The next thing we have is the income statement. Now, an income statement is always going to be over a period of time, it's not a moment. It's going to be usually a quarter or a month or very commonly a year. And in that time period, the income statement, which is also referred to as the profit and loss statement or the P&L, that's going to show you kind of like the financial performance in that time period of the company. So you're going to see everything that the company made. So again, it's over a time period as opposed to the balance sheet, which is just at a single moment in time.

Then you have the cash flow statement. Now, the cash flow statement, as the name implies, shows all the cash that's flowing into the company and out of the company in a period of time. So one reason that's particularly important is even if the income statement is showing that a company is highly profitable, that might not be cash actually flowing in, it might be sales made that won't have the actual cash coming in from those sales for a period of time. And in the meantime, there might be debts coming up that can't be paid because there's no cash on hand. And if the company is not properly managing its cash flow, it can go bankrupt regardless of the fact that it is operating profitably in a period of time.

These three statements together give you an actual view of what is occurring with the financial health of a company. So first off, let's take a look at a balance sheet. So here we are in Netsuite. Let's go over to reports down to financial and you'll see we've got balance sheet right here. So if we click on that, we're going to see the balance sheet for this organization. So let's just simplify this. Let's just bring it down to the fact that we have we have assets on one side, right? So we have current assets and fixed assets and it gives our total and then we have liabilities right here and then we have equity. So these numbers notice they equal over $2 million and that balances with the assets amount of $2 million. And if you click on these buttons, you'll see they break down into all the various accounts.

One additional thing to note is that down here we see what the data is that's being shown to us. So in this case, it's showing us the balance sheet. As of today, we can change that to any day in the past, but it will be a specific day for the balance sheet. So we're going to be going into more detail on every single one of these financial statements. But I'd like to just give you just a basic example of something you could look for on a balance sheet that would be revelatory about what's happening with that company. So let's say you were looking at this company's balance sheet. One thing you can take a look at is going down to the liabilities. You could look at regardless of how much sales the company has, you could simply look at that and go, okay, well, how much debt does this company have? What are the accounts payable? What are the sometimes would be listed as loans or debts payable? What is that number? If you see that that number is massive, especially in relation to the sales of the company, you might have a serious problem on your hand. So you can immediately look at that number and go, great, that's telling you something about that organization.

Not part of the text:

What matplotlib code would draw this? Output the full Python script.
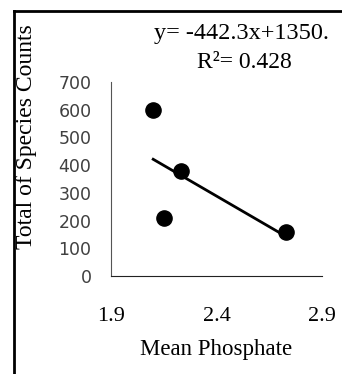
import matplotlib
matplotlib.use("Agg")
import matplotlib.pyplot as plt
from matplotlib.lines import Line2D
import numpy as np

# mean phosphate vs total species counts
phosphate = [2.10, 2.23, 2.15, 2.73]
species = [600, 380, 210, 158]
slope = -442.3
intercept = 1350.0
r2 = 0.428
xticks = [1.9, 2.4, 2.9]
yticks = [0, 100, 200, 300, 400, 500, 600, 700]

serif = "Liberation Serif"

fig = plt.figure(figsize=(3.42, 3.74), dpi=100)
ax = fig.add_axes([111 / 342, 1 - 276 / 374, (322 - 111) / 342, (276 - 82) / 374])

ax.scatter(phosphate, species, s=120, color="black", zorder=3)
xs = np.array([min(phosphate), max(phosphate)])
ax.plot(xs, slope * xs + intercept, color="black", lw=2, zorder=2)

ax.set_xlim(1.9, 2.9)
ax.set_ylim(0, 700)
ax.set_xticks(xticks)
ax.set_xticklabels([f"{t:.1f}" for t in xticks], fontfamily=serif, fontsize=16)
ax.set_yticks(yticks)
ax.set_yticklabels([str(t) for t in yticks], fontfamily="DejaVu Sans",
                   fontsize=12.5, color="#404040")
ax.tick_params(axis="x", length=0, pad=22)
ax.tick_params(axis="y", length=0, pad=14)
for side in ["top", "right"]:
    ax.spines[side].set_visible(False)
ax.spines["left"].set_color("#555555")
ax.spines["bottom"].set_color("#222222")
ax.set_facecolor("none")

ax.set_xlabel("Mean Phosphate", fontfamily=serif, fontsize=16.5, labelpad=10)
fig.text(27 / 342, 1 - 137 / 374, "Total of Species Counts", fontfamily=serif,
         fontsize=17, rotation=90, ha="center", va="center")

fig.text(154 / 342, 1 - 34 / 374, f"y= {slope}x+{intercept:.0f}.", fontfamily=serif,
         fontsize=17.5, ha="left", va="center")
fig.text(244 / 342, 1 - 63 / 374, f"R\u00b2= {r2}", fontfamily=serif,
         fontsize=17, ha="center", va="center")

# outer chart border (left and top edges)
fig.add_artist(Line2D([14 / 342, 14 / 342], [0, 1 - 11 / 374], color="black", lw=2))
fig.add_artist(Line2D([14 / 342, 1], [1 - 11 / 374, 1 - 11 / 374], color="black", lw=2))

fig.savefig("out.png", dpi=100)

Okay, So now let's take a look at an income statement. So we're going to go up here to reports back down to financials. And this time we're going to go over to income statement at the top there. So we have this income statement. So in this case, you're going to see we've got income at the top here. So it's got all these various forms of income. And then at the bottom, it's got all the expenses for the organization. And if you go all the way to the bottom, you'll see net income, in other words, the profit of the company. So if it's in the black, right, it's made a profit. If you see parentheses or if it's minus or also known as in the red, that means the company during that time period. And you'll see at the bottom here, this is over the period of last year. If it's in the minus, then that company lost more money than it earned during that time period of a year.

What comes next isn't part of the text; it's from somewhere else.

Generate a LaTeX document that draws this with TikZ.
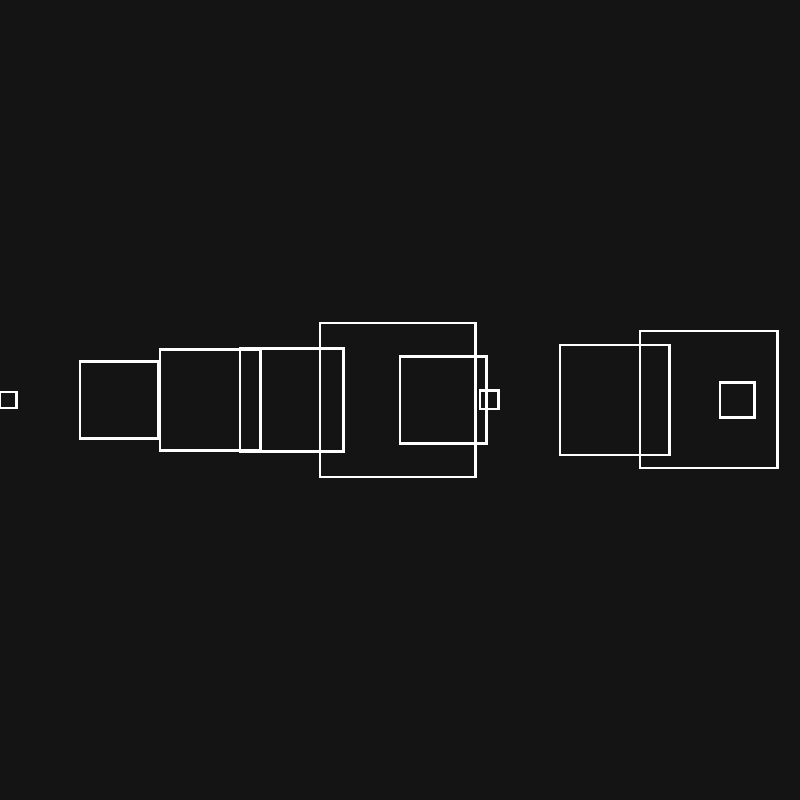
\documentclass[tikz,border=0pt]{standalone}
\definecolor{bgdark}{HTML}{141414}
\begin{document}
\begin{tikzpicture}[x=1pt,y=-1pt,
  box/.style={draw=white, line width=2.3pt, inner sep=0pt, outer sep=0pt}]
\fill [bgdark] (0,0) rectangle (800,800);
\useasboundingbox (0,0) rectangle (800,800);
\node [box, minimum width=16.5pt, minimum height=16.5pt] (tiny) at (8.25,400) {};
\node [box, minimum width=78pt, minimum height=77pt] (first) at (119,400) {};
\node [box, minimum width=100.5pt, minimum height=101pt] (second) at (210.25,400) {};
\node [box, minimum width=103.5pt, minimum height=103pt] (third) at (291.75,400) {};
\node [box, minimum width=155.5pt, minimum height=154pt] (big) at (397.75,400) {};
\node [box, minimum width=86.5pt, minimum height=87pt] (inner) at (443.25,400) {};
\node [box, minimum width=18.5pt, minimum height=18.7pt] (knob) at (489.25,399.7) {};
\node [box, minimum width=109.5pt, minimum height=109.5pt] (left) at (614.75,400) {};
\node [box, minimum width=137.5pt, minimum height=137pt] (right) at (708.75,399.7) {};
\node [box, minimum width=34.5pt, minimum height=35pt] (core) at (737.25,400) {};
\end{tikzpicture}
\end{document}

So let's take a look now at the cash flow statement. So we go back to reports, we go down to financial and then we'll click here on cash flow statement. So what we're looking at here, the way the cash flow statement is broken down, is you're going to see that it's broken into three basic categories. There's operating activities, there's investing activities, and then there's financing activities. So operating activities means all the cash that flowed in and out of something related to either operating like selling product, making the product, anything regarding production or services would be operating activities. Then you have investing activities. So those are instances, again, where there is either an inflow or an outflow where the company is investing in something, especially long term, things like property, massive equipment, things that will have long term value. So the company might be expending cash to purchase, things that will have long term value like assets. So that's the investing activities.

And then lastly, we have financing activities. So that's any inflow or outflow of cash where people are either investing in the company, for example, there might be an angel investor that's giving $5 million to the company, so they're flowing cash into the organization. Or for example, the company is paying out dividends to its stockholders. So that's money out from the company to its owners. So those would be financing activities where it's cash flowing out of the company. So all of these three things are separately segmented and then kind of added together. So at the bottom, you'll see this net change in cash for the period. So if it's a positive number, that means out of these three different areas, there was more cash that flowed into the organization during that period than flowed out. And of course, if it's negative, the opposite occurred. The organization lost more cash. And again, that doesn't necessarily mean it wasn't profitable, but in terms of actual cash or cash equivalents, right things that could be cash in a very short amount of time. There was more cash that went out of the organization than went in during that time period.

So that's the cash flow statement. So you can kind of see how you do want to take a look at all three of these things because you can have high profits, but no cash and you might have problems paying your bills or for example, even if your balance sheet is showing that you have huge debts, if you know you've got a massive influx of cash coming in and you're fully able to pay off the debts that are showing on your balance sheet, there might not be a problem. So you have to look at all three of these financial statements to really get a concept of how is this company doing from a financial health standpoint.

So that's the basics of the three key financial statements. In the future, lessons we're going to be going into depth on every single one of these. So I'll see you in the next videos.